From Lincoln Center in New York City to the San Francisco Opera, Leigh Brown ’04 has had an amazing journey since graduating from Centre with a dramatic arts degree. Brown was back on campus recently as guest lighting designer for the April 18-21 DramaCentre production of “The Mystery of Edwin Drood.”
She is currently designing lighting for a theme park owned by a Jordanian company in Los Angeles.
“We’re designing a park that’s theoretically going to exist in Aqaba, Jordan, on the Red Sea just a couple of miles over the border from Israel, and it’s supposed to exist in 2014,” Brown says. “When the King of Jordan decided he wanted to have a theme park there, he found a Jordanian company with offices in America. It was mostly an animation firm.
“My job is to design all the lighting for six attractions,” she says, “everything from the architectural lights in the lobby spaces and the retail spaces, to the colorful little LED’s that are changing colors in the children’s museum and the exotic slipper lanterns in a space that has an ‘Indiana Jones’ sort of feel.”
If everything goes according to plan, in two years Brown will be in Aqaba, programming the lighting and making sure that her designs look and feel right in real life. And there are major differences between architectural design and the theater design she’s more experienced with.
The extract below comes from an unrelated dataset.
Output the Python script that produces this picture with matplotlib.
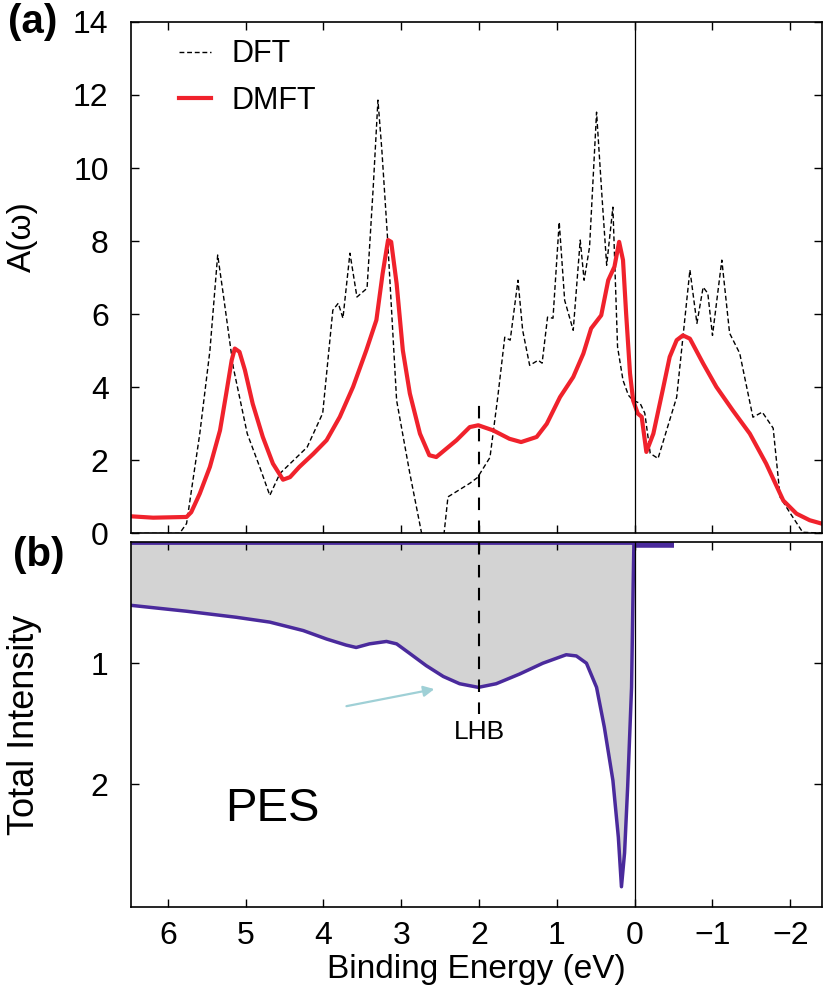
import numpy as np
import matplotlib.pyplot as plt

plt.rcParams['font.family'] = ['Liberation Sans', 'DejaVu Sans']

# DFT spectral function (black dashed), binding energy in eV
dft_x = [6.5, 5.85, 5.76, 5.59, 5.46, 5.36, 5.29, 5.16, 4.98, 4.82, 4.69, 4.56,
         4.21, 4.01, 3.88, 3.81, 3.75, 3.66, 3.57, 3.44, 3.36, 3.30, 3.25, 3.18,
         3.06, 2.89, 2.72, 2.46, 2.40, 2.12, 2.02, 1.86, 1.76, 1.67, 1.60, 1.50,
         1.44, 1.35, 1.24, 1.19, 1.12, 1.05, 0.97, 0.90, 0.79, 0.70, 0.65, 0.58,
         0.49, 0.42, 0.36, 0.28, 0.22, 0.15, 0.08, 0.02, -0.07, -0.13, -0.20,
         -0.30, -0.54, -0.71, -0.80, -0.88, -0.94, -1.00, -1.12, -1.22, -1.35,
         -1.52, -1.64, -1.78, -1.87, -2.00, -2.16, -2.5]
dft_y = [0.0, 0.0, 0.27, 2.73, 5.0, 7.62, 6.57, 4.55, 2.73, 1.82, 1.04, 1.64,
         2.36, 3.29, 6.11, 6.30, 5.89, 7.67, 6.47, 6.71, 9.5, 11.86, 10.5, 8.2,
         3.64, 1.64, -0.2, -0.2, 1.0, 1.37, 1.53, 2.08, 3.73, 5.37, 5.29, 6.93,
         5.56, 4.60, 4.74, 4.66, 5.92, 5.89, 8.52, 6.38, 5.56, 8.03, 6.93, 7.84,
         11.53, 9.21, 7.34, 8.93, 5.10, 4.19, 3.78, 3.64, 3.56, 3.29, 2.19,
         2.05, 3.73, 7.21, 5.75, 6.74, 6.57, 5.42, 7.48, 5.48, 4.93,
         3.18, 3.32, 2.88, 0.99, 0.55, 0.03, 0.0]

# DMFT spectral function (red)
dmft_x = [6.49, 6.19, 5.76, 5.70, 5.59, 5.46, 5.33, 5.25, 5.18, 5.14, 5.08, 5.01,
          4.91, 4.78, 4.65, 4.52, 4.43, 4.31, 4.13, 3.96, 3.79, 3.62, 3.45, 3.32,
          3.24, 3.17, 3.13, 3.06, 2.98, 2.89, 2.76, 2.64, 2.55, 2.42, 2.29, 2.12,
          2.01, 1.82, 1.61, 1.46, 1.26, 1.13, 0.96, 0.79, 0.66, 0.56, 0.43, 0.34,
          0.26, 0.20, 0.15, 0.11, 0.06, 0.02, -0.04, -0.09, -0.15, -0.24, -0.36,
          -0.45, -0.54, -0.62, -0.71, -0.88, -1.05, -1.26, -1.48, -1.69, -1.91,
          -2.08, -2.25, -2.40]
dmft_y = [0.47, 0.43, 0.45, 0.58, 1.09, 1.82, 2.82, 3.83, 4.74, 5.06, 4.97, 4.47,
          3.55, 2.64, 1.91, 1.47, 1.54, 1.82, 2.18, 2.55, 3.19, 4.01, 5.01, 5.84,
          7.11, 8.03, 7.98, 6.84, 5.01, 3.83, 2.73, 2.14, 2.09, 2.32, 2.55, 2.91,
          2.96, 2.82, 2.59, 2.50, 2.64, 3.00, 3.73, 4.28, 4.92, 5.61, 5.97, 6.93,
          7.30, 7.98, 7.48, 6.02, 4.38, 3.64, 3.28, 3.19, 2.23, 2.73, 3.92,
          4.83, 5.29, 5.42, 5.33, 4.65, 4.01, 3.37, 2.73, 1.91, 0.90,
          0.54, 0.36, 0.27]

# photoemission total intensity (b)
pes_x = [6.49, 5.76, 5.12, 4.69, 4.26, 3.96, 3.71, 3.58, 3.41, 3.19, 3.06, 2.89,
         2.68, 2.46, 2.25, 2.01, 1.78, 1.48, 1.18, 0.88, 0.75, 0.62, 0.49, 0.39,
         0.28, 0.21, 0.17, 0.13, 0.09, 0.04, 0.02, 0.01, 0.0]
pes_y = [0.52, 0.57, 0.62, 0.66, 0.73, 0.80, 0.85, 0.87, 0.84, 0.82, 0.84, 0.92,
         1.02, 1.11, 1.17, 1.20, 1.17, 1.09, 1.00, 0.93, 0.94, 1.00, 1.20, 1.53,
         1.97, 2.44, 2.85, 2.57, 2.02, 1.20, 0.37, 0.01, 0.0]

lhb_pos = 2.0
xmin, xmax = 6.476, -2.41
purple = '#4a2a9c'

fig = plt.figure(figsize=(8.23, 9.97), dpi=100)
ax1 = fig.add_axes([0.159, 0.465, 0.840, 0.513])
ax2 = fig.add_axes([0.159, 0.090, 0.840, 0.366])

# ---- (a) spectral functions ----
ax1.plot(dft_x, dft_y, color='black', lw=1.0, dashes=(3.5, 2), label='DFT')
ax1.plot(dmft_x, dmft_y, color='#f0222c', lw=3.0, label='DMFT',
         solid_joinstyle='round')
ax1.axvline(0, color='black', lw=0.9)
ax1.axvline(lhb_pos, ymin=0, ymax=3.7 / 14, color='black', lw=1.5, dashes=(6, 5))
ax1.set_xlim(xmin, xmax)
ax1.set_ylim(0, 14)
ax1.set_yticks(range(0, 15, 2))
ax1.set_xticks(range(-2, 7))
ax1.tick_params(labelbottom=False)
ax1.set_ylabel('A(ω)', fontsize=24)
ax1.yaxis.set_label_coords(-0.135, 0.58)
ax1.legend(loc='upper left', bbox_to_anchor=(0.03, 1.02), frameon=False,
           fontsize=22, handlelength=1.05, handletextpad=0.65, labelspacing=0.55)

# ---- (b) photoemission ----
ax2.fill_between(np.array(pes_x), 0, pes_y, color='#d3d3d3', lw=0)
ax2.plot(pes_x, pes_y, color=purple, lw=2.5, solid_joinstyle='round')
ax2.hlines(0.005, 0, xmin, color=purple, lw=2.0)
ax2.hlines(0.02, 0.0, -0.5, color=purple, lw=4.0)
ax2.axvline(0, color='black', lw=0.9)
ax2.vlines(lhb_pos, 0, 1.42, color='black', lw=1.5, linestyles=(0, (6, 5)))
ax2.text(lhb_pos, 1.57, 'LHB', ha='center', va='center', fontsize=19)
ax2.annotate('', xy=(2.54, 1.21), xytext=(3.74, 1.36),
             arrowprops=dict(arrowstyle='-|>', color='#9fd0d6', lw=1.6,
                             mutation_scale=16))
ax2.text(4.66, 2.21, 'PES', ha='center', va='center', fontsize=34)
ax2.set_xlim(xmin, xmax)
ax2.set_ylim(3.02, 0)
ax2.set_yticks([1, 2])
ax2.set_xticks(range(-2, 7))
ax2.set_xticklabels(['−2', '−1', '0', '1', '2', '3', '4', '5', '6'])
ax2.set_xlabel('Binding Energy (eV)', fontsize=24, labelpad=2)
ax2.set_ylabel('Total Intensity', fontsize=26)
ax2.yaxis.set_label_coords(-0.128, 0.5)

for ax in (ax1, ax2):
    ax.tick_params(direction='in', top=True, right=True, length=6, width=1,
                   labelsize=23)
    ax.tick_params(axis='y', pad=16)
    ax.tick_params(axis='x', pad=10)
    for s in ax.spines.values():
        s.set_linewidth(1.2)

fig.text(0.010, 0.978, '(a)', fontsize=29, fontweight='bold', va='center')
fig.text(0.016, 0.443, '(b)', fontsize=29, fontweight='bold', va='center')

fig.savefig('out.png', dpi=100)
“Right now it only exists on paper,” she says. “In the theater, if we try something tonight and it doesn’t work, I can go up tomorrow and make some changes and fix it to make it better for tomorrow. We can’t do that with a theme park. It’s all built-in permanently. So by the time I find out whether or not something works it will be two years from now and I can’t go back and change anything. And I haven’t had any experience to base it on, so it’s a little nerve-wracking.
“Another difference is in theater it’s all about telling the story,” she continues. “The canvas, visually, is fairly contained so you learn a particular set of rules and they’ll probably always work. Architectural lighting is a completely different way of looking at things, because you’re not looking at lighting people, you’re looking at lighting the way a space feels. If you bounce light off a wall, how is that different from bouncing it off the floor? If there’s a window, how does that affect the ambiance of the whole room, and how does it affect it at different points throughout the day and how do you adjust to that? How do you choose your fixtures, and where do they go, and how do you program them so that throughout the day they respond to the needs of the people passing through that space so that everybody has the most positive experience possible?”
Exciting and challenging as Brown’s current work might be, it’s not the first run she’s had with lighting amazing venues.
After earning an MFA in lighting design from the University of Tennessee, she was selected as the Gilbert V. Hemsley Lighting Intern with Lincoln Center for the Performing Arts in New York City.
“I was amazingly lucky to get to be the Hemsley Lighting Intern,” Brown says. “Every year Lincoln Center interviews a bunch of young lighting designers who presumably are just coming out of grad school, then they pick the top five or six for interviews, then they pick one to do this nine-month internship. A few of the shows I got to work with were the New York City Ballet, the Lincoln Center Festival and the Alvin Ailey Dance Company.”
And that internship led Brown to her next job as the lighting assistant for the San Francisco Opera.
“The Hemsley Intern would usually do three months working with the New York City Opera, but the opera wasn’t having a regular season that year so they sent me to San Francisco for that portion of the internship,” she says. “Once again, I got really lucky because they asked me if I wanted to work for them once my internship was done. So the entire time I was there for the internship they were teaching me the skills I would need when I came back.”
But, Brown says, it was Centre that served as the springboard for her career.
“Really, it all started at Centre,” she says. “The year I was a prospective student, which was my junior year of high school, I helped strike the show ‘Blithe Spirit,’ and I met Jeff Meyer ’99 who was a senior here at the time. He came back as a visiting designer when I was a student here, and he had me do my first lighting design. He liked what I did and asked me to light ‘The Laramie Project.’ Then Jeff went to UT and introduced me to some of the professors there.”